» WHAT TO PRODUCE: Tally the lines that contain "matplotlib" and report the total alone.

» DATASET SECTION:
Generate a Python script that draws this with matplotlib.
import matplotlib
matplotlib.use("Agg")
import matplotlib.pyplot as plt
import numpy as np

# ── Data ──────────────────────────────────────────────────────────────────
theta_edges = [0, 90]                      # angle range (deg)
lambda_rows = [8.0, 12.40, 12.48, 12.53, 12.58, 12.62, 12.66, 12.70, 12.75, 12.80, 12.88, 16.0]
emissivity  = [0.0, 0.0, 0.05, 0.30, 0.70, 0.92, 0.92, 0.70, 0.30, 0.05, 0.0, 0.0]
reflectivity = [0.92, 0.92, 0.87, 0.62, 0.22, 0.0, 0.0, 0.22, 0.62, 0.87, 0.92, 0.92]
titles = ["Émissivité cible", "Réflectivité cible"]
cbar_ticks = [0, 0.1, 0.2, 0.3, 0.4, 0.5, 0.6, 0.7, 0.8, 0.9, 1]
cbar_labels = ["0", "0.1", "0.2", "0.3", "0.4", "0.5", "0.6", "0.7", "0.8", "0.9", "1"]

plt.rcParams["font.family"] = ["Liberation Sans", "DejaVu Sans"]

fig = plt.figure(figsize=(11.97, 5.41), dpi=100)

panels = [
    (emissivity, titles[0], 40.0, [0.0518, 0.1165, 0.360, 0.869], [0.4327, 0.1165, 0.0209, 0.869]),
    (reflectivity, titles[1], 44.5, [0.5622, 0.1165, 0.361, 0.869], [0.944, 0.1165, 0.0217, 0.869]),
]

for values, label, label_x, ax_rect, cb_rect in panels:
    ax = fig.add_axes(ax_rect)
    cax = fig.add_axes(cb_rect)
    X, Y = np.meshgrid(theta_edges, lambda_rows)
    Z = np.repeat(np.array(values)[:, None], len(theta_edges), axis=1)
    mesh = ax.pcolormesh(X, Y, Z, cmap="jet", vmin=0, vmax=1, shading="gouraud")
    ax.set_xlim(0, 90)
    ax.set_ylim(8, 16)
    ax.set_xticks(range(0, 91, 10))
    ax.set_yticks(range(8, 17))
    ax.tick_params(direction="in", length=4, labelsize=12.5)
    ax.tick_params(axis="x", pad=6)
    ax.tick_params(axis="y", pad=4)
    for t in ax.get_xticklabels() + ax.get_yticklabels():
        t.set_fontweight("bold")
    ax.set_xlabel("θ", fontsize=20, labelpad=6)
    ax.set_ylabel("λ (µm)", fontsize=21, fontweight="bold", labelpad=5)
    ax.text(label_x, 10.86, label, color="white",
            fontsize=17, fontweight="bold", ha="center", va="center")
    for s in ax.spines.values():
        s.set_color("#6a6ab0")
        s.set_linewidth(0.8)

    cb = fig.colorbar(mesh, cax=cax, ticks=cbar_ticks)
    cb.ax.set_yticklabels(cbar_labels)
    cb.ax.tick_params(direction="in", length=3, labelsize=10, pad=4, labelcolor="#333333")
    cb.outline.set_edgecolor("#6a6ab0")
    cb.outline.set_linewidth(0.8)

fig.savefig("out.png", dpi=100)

» RESULT FOR THIS EXERCISE: 4